2. Laydown- 5/10 Unfortunately this song doesn't move me either way. It's a straight-forward rocker that's too simplistic, except for an interesting middle-8. No real hook, basic and forgettable.
3. Welcome to Paradise 10/10 You should buy the CD for this song alone. Such a masterpiece ballad of bitterness and hurt, with perfect, perfect lyrics. Songwriters should use this as a perfect example of form, atmosphere, content and production/delivery. The line, "And I'm lost and I'm crazy, too much time on my own. And I'd give anything to find a heart that can't be sold", well that just floors me every time. Followed by "My heart's grown cold from the things that I've seen, won't someone come and get me, wake me from this dream", it's simply lyrical perfection from start to finish. Simply a PERFECT song, and if you're in a melancholic, hurt place, this song is custom made to soothe, console maybe heal you.
4. Lust for Life 5/10 NOT the Iggy song! ~maybe should have been!.. Kind of a filler. Less aggressive than 'Laydown', but a sillier chorus. Skip and find the gems.
5. Ain't That Peculiar 7/10 A Marvin Gaye cover, John showing love & respect, this gets an extra point for great energy, a band in gear, and great addition from the backup singers. Actually a fun song, so upbeat, play it in your summer JW playlist!
6. Just Like Lovers 8/10 Whoa, here we find ourselves back in melancholy-land, a companion-piece to #3. John is lamenting how a relationship can feel like it should be firing on all cylinders, but is struggling along and wants to find a way back on track. "Some other people never get to know what we're going through... I just wanna know why it feels like it's so much more"; just another set of perfectly formed lyrics. Nice sax solo, wonderful outro section, overlapping melodies and ideas. "Some other time, some other place"; is this a hopeful plea or a resolve? A bit more forceful examination of love, not quite right.
7. The Choice 10/10 Custom made for John's voice. A perfect, perfect tender ballad. You've got your 80's Yamaha DX7 keyboard entering in, adding a tad too much sentimentality, but the rest of the song achieves such heart-break and heart-soothing, you welcome the song in it's entirety. I won't quote lyrics this time; there are too many perfect lines. A song of pleading for a relationship to work, no-one could do it any better than John. Play 'Missing You', 'Welcome to Paradise', and 'The Choice', and you'll feel like you've cried over every emotion that love can take you through.
8. You're the One 6/10 Charming little ditty in the verses, odd syncopation in the choruses, big guitar and keyboards you'd expect from 1985. Oddly, I don't skip over this one because it has its charms.
9. No Brakes 6/10 Odd that this makes it to this LP, since it's the title of the previous release.
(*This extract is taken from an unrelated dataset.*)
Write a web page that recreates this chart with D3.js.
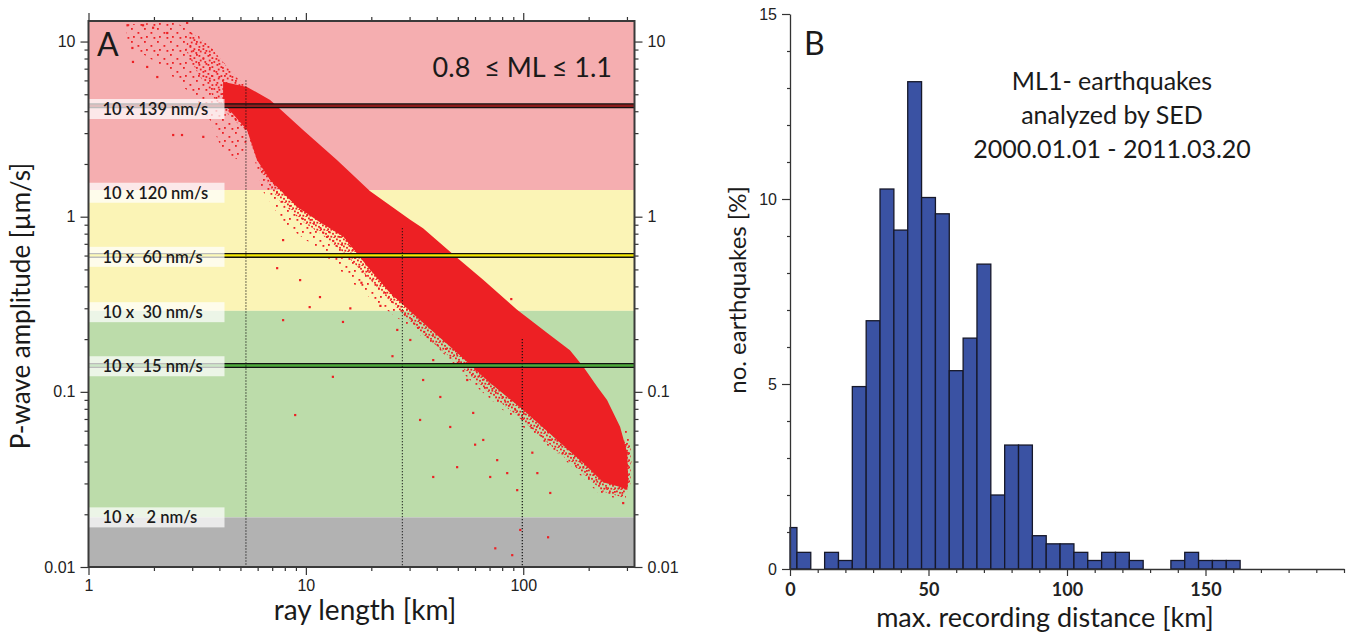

Another guitar/piano rocker which I wouldn't give a second care about, but then John throws in such a clever lyric, "Baby you've got what it takes tonight... you've got no taste" ... with such direct humility and humor, you just have to give it a thumbs-up, don't you? A great way to end a LP, with curious classically-leaning piano to show that you've got a cool band behind you, showing that you can take things to every territory, if you want to.
As a whole, I think of this as John's "melancholic" CD, but I'm most impressed by the cohesion of the whole and feeling it leaves me with, like I've been on a rollercoaster, and stepped off fulfilled, entertained, enriched, and soothed.
John Waite is one of those performers who I will buy whatever he produces, and I know that he deserves much more success than 2010+ culture appreciates. He has produced such a wealth of quality output over the decades, and I suggest that you simply check out everything he's done; you'll walk away with your own personal gems/soundtrack. 2011 finds him releasing "Rough and Tumble", so do yourself a favor and check that out. "Mask of Smiles" should be a great snapshot of emotion that you favor in your collection.